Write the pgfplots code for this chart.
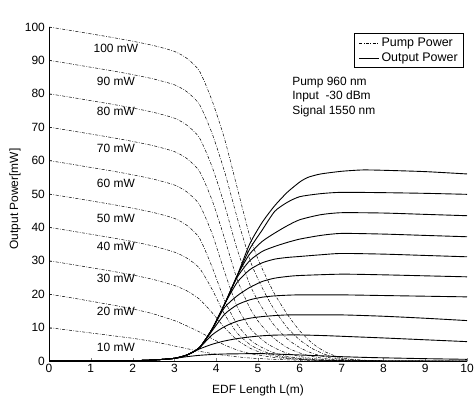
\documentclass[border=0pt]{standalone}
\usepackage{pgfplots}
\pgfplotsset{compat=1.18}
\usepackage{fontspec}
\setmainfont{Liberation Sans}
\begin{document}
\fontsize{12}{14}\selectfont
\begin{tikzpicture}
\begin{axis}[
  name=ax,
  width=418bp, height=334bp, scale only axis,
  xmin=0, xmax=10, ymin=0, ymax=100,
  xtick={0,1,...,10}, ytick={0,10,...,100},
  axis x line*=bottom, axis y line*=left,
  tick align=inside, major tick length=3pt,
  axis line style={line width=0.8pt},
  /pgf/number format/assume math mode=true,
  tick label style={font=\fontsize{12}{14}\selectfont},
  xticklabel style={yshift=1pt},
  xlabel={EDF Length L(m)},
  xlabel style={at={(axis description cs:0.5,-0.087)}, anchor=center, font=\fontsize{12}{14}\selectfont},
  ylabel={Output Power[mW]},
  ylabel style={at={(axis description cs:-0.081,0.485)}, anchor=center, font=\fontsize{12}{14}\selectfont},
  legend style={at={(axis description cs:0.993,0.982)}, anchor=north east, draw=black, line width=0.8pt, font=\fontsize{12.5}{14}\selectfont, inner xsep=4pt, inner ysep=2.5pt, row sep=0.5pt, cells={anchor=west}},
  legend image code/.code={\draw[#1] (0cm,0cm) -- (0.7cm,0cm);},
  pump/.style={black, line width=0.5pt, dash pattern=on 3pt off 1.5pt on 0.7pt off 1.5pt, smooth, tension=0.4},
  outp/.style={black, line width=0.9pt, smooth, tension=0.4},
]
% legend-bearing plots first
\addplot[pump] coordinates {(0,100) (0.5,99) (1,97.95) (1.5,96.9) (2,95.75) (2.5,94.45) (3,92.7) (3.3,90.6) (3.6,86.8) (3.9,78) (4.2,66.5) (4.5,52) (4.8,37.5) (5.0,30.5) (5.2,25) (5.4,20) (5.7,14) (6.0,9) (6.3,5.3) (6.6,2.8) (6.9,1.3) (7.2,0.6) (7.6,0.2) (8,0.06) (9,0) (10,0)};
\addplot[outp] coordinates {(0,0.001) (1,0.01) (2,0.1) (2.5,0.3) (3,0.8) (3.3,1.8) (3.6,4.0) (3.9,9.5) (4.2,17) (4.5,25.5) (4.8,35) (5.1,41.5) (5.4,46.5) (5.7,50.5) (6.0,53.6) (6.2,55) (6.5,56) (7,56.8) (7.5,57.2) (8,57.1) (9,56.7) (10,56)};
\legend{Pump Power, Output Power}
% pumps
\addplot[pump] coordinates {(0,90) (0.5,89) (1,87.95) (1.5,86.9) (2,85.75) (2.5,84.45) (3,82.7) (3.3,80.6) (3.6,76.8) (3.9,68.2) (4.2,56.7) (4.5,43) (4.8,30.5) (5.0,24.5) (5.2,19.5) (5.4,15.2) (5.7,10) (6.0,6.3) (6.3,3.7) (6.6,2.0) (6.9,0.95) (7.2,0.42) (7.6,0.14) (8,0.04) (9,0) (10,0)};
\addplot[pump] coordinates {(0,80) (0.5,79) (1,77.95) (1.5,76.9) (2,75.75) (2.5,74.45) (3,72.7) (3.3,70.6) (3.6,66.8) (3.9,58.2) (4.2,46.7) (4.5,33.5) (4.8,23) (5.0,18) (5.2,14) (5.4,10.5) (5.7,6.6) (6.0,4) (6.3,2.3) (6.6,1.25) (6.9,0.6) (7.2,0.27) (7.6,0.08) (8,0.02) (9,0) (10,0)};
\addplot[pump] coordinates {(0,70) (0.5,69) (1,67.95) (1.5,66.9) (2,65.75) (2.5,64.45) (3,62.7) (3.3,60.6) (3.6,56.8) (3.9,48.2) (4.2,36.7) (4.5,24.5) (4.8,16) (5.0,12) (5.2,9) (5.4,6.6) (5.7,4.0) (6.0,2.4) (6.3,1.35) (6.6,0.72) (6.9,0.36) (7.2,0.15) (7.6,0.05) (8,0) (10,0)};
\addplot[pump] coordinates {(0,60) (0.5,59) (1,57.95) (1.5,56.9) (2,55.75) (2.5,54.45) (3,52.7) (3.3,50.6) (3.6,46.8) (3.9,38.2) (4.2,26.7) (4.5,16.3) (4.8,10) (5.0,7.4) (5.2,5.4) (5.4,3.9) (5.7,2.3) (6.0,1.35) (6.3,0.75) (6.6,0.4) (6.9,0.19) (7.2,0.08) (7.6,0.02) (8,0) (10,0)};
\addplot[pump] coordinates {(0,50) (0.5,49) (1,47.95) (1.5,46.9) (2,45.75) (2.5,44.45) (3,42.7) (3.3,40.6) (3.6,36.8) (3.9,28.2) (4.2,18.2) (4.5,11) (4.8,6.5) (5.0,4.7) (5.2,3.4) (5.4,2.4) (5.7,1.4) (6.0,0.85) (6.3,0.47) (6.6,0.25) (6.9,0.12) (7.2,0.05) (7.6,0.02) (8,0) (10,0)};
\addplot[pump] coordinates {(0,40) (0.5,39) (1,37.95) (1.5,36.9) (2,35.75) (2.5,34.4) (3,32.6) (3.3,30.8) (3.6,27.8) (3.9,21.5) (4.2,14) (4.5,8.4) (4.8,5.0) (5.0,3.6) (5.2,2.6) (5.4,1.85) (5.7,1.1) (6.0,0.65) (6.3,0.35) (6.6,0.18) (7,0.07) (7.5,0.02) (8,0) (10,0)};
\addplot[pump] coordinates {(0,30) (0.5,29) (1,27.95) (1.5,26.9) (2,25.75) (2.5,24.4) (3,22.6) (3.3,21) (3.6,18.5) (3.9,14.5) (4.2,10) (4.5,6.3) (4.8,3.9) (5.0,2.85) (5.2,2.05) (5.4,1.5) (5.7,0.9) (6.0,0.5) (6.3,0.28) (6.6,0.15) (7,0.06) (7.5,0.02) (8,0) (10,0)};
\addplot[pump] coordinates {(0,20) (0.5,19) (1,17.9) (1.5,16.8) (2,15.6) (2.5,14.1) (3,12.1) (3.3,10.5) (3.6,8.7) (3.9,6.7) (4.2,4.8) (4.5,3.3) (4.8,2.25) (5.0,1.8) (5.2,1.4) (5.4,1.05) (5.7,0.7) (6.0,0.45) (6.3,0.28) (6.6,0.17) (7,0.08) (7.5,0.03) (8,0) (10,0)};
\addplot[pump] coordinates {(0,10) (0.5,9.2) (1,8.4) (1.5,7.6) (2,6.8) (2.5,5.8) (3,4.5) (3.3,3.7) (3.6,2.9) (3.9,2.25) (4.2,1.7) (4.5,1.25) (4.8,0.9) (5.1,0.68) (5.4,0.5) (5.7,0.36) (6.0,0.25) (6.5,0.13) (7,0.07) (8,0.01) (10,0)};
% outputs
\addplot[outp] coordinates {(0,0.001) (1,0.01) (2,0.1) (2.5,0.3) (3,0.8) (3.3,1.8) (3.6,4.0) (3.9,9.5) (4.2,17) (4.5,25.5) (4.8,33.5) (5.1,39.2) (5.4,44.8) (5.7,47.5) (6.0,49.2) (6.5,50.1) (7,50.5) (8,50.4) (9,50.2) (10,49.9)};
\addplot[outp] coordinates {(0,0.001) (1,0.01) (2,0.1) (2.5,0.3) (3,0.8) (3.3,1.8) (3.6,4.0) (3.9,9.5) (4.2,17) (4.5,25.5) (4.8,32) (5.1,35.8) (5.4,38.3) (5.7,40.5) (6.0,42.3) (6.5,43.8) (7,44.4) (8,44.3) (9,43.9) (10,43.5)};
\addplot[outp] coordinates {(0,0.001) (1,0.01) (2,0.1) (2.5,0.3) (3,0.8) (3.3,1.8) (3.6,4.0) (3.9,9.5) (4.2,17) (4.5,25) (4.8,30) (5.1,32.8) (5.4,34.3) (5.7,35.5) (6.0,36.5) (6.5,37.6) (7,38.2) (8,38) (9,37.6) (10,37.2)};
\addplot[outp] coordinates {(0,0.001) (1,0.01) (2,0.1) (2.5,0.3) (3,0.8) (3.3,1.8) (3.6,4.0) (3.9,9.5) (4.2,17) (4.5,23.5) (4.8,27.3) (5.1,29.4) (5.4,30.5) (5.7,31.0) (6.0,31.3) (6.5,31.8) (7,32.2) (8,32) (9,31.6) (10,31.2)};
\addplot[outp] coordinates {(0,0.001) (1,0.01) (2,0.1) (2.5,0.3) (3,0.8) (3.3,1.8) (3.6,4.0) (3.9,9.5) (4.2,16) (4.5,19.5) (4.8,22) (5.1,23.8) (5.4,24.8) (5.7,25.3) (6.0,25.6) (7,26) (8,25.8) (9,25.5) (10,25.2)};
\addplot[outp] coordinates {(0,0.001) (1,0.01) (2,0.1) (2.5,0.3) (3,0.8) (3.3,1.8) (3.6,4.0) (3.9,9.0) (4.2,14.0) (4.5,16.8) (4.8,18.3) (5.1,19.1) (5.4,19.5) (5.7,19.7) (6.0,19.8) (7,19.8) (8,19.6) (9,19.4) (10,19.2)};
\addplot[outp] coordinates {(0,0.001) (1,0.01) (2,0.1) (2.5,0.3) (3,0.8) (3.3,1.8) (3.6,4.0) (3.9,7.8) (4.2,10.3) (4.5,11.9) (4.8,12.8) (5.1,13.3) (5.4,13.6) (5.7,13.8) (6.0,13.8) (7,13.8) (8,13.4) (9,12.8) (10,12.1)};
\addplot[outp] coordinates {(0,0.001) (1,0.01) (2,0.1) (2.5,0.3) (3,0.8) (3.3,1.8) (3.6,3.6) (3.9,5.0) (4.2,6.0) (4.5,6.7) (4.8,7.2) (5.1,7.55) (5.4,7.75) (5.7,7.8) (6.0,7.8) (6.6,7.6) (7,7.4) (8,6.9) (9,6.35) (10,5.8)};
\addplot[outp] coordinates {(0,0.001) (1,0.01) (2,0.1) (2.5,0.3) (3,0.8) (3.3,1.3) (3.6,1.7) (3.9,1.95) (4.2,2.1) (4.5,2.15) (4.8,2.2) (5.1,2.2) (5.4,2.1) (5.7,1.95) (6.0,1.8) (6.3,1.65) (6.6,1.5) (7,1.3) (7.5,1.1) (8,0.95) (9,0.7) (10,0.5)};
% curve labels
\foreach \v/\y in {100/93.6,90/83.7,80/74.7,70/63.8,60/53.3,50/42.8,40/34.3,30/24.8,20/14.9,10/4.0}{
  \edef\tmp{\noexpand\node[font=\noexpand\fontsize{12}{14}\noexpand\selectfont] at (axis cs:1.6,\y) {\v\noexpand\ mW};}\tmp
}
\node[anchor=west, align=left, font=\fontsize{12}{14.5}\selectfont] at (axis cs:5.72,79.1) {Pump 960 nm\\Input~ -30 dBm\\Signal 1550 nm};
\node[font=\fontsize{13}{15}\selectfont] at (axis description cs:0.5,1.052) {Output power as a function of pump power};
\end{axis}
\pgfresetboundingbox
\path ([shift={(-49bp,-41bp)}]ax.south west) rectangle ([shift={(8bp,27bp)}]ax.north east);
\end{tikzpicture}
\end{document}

What you need to do ::
Take every line containing the word "code" and copy it.

Output for this exercise ::
Write the pgfplots code for this chart.
  legend image code/.code={\draw[#1] (0cm,0cm) -- (0.7cm,0cm);},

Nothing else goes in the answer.